Extract everything from the first line through the line with "return px / W", both ends included, except for any pictures.

» **Supplied material**:
- - - - - - -

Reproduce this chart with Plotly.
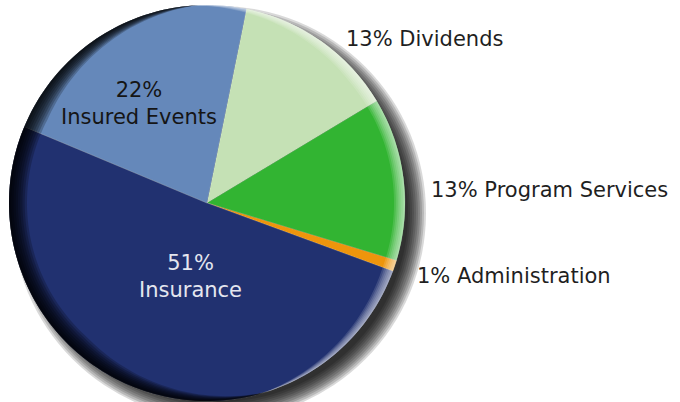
import math
import plotly.graph_objects as go

# ---- data ----
labels = ["Dividends", "Program Services", "Administration", "Insurance", "Insured Events"]
values = [13.2, 13.3, 0.9, 50.7, 21.9]
colors = ["#c5e1b5", "#32b432", "#ee950c", "#213170", "#6588ba"]

W, H = 680, 402
CX, CY, R = 207, 203, 198


def X(px):
    return px / W


def Y(py):
    return 1 - py / H


fig = go.Figure()
fig.add_trace(go.Pie(
    labels=labels, values=values, sort=False, direction="clockwise", rotation=11.5,
    marker=dict(colors=colors, line=dict(color="rgba(255,255,255,0.25)", width=0.6)),
    textinfo="none", hoverinfo="label+percent", showlegend=False,
    domain=dict(x=[X(CX - R), X(CX + R)], y=[Y(CY + R), Y(CY - R)]),
))

shapes = []
# drop shadow (blurred by stacking)
SDX, SDY = 12, 10
for i in range(10):
    r = R + 9 - 2 * i
    shapes.append(dict(type="circle", xref="paper", yref="paper", layer="below",
                       x0=X(CX + SDX - r), x1=X(CX + SDX + r),
                       y0=Y(CY + SDY + r), y1=Y(CY + SDY - r),
                       fillcolor="rgba(0,0,0,0.15)", line=dict(width=0)))


def ring_path(thick_fn, start_deg, n=240):
    outer, inner = [], []
    for k in range(n + 1):
        th = math.radians(start_deg + 360.0 * k / n)
        t = thick_fn(th)
        outer.append((CX + R * math.cos(th), CY - R * math.sin(th)))
        ri = R - t
        inner.append((CX + ri * math.cos(th), CY - ri * math.sin(th)))
    pts = outer + inner[::-1]
    d = "M " + " L ".join(f"{X(px):.5f},{Y(py):.5f}" for px, py in pts) + " Z"
    return d


LIGHT = math.radians(10)


def dark_s(th):
    return max(0.0, -math.cos(th - LIGHT) + 0.12)


def light_s(th):
    return max(0.0, math.cos(th - LIGHT) - 0.1)


KD = 8
for k in range(1, KD + 1):
    wmax = 18 * k / KD
    shapes.append(dict(type="path", xref="paper", yref="paper", layer="above",
                       path=ring_path(lambda th, w=wmax: w * min(1.0, dark_s(th) * 1.1), 10),
                       fillcolor="rgba(0,0,0,0.21)", line=dict(width=0)))
KL = 6
for k in range(1, KL + 1):
    wmax = 11 * k / KL
    shapes.append(dict(type="path", xref="paper", yref="paper", layer="above",
                       path=ring_path(lambda th, w=wmax: w * min(1.0, light_s(th) * 1.3), 190),
                       fillcolor="rgba(255,255,255,0.13)", line=dict(width=0)))

FONT = "DejaVu Sans"
pct = [f"{round(v)}%" for v in values]
# label positions (pixels) and styles
inside = {"Insured Events": (139, 104, "#151515"), "Insurance": (190, 276, "#e4e6ef")}
outside = {"Dividends": (424, 39), "Program Services": (549, 190), "Administration": (514, 276)}
annotations = []
for lab, p in zip(labels, pct):
    if lab in inside:
        x, y, c = inside[lab]
        annotations.append(dict(x=X(x), y=Y(y), xref="paper", yref="paper", showarrow=False,
                                text=f"{p}<br>{lab}", font=dict(family=FONT, size=21, color=c),
                                xanchor="center", yanchor="middle"))
    else:
        x, y = outside[lab]
        annotations.append(dict(x=X(x), y=Y(y), xref="paper", yref="paper", showarrow=False,
                                text=f"{p} {lab}", font=dict(family=FONT, size=21, color="#1f1f1f"),
                                xanchor="center", yanchor="middle"))

fig.update_layout(width=W, height=H, margin=dict(l=0, r=0, t=0, b=0),
                  paper_bgcolor="white", plot_bgcolor="white",
                  shapes=shapes, annotations=annotations)
fig.write_html("out.html", config={"displayModeBar": False},
               post_script="document.body.style.margin='0';document.body.style.overflow='hidden';")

- - - - - - -

» **Exercise response**:
Reproduce this chart with Plotly.
import math
import plotly.graph_objects as go

# ---- data ----
labels = ["Dividends", "Program Services", "Administration", "Insurance", "Insured Events"]
values = [13.2, 13.3, 0.9, 50.7, 21.9]
colors = ["#c5e1b5", "#32b432", "#ee950c", "#213170", "#6588ba"]

W, H = 680, 402
CX, CY, R = 207, 203, 198


def X(px):
    return px / W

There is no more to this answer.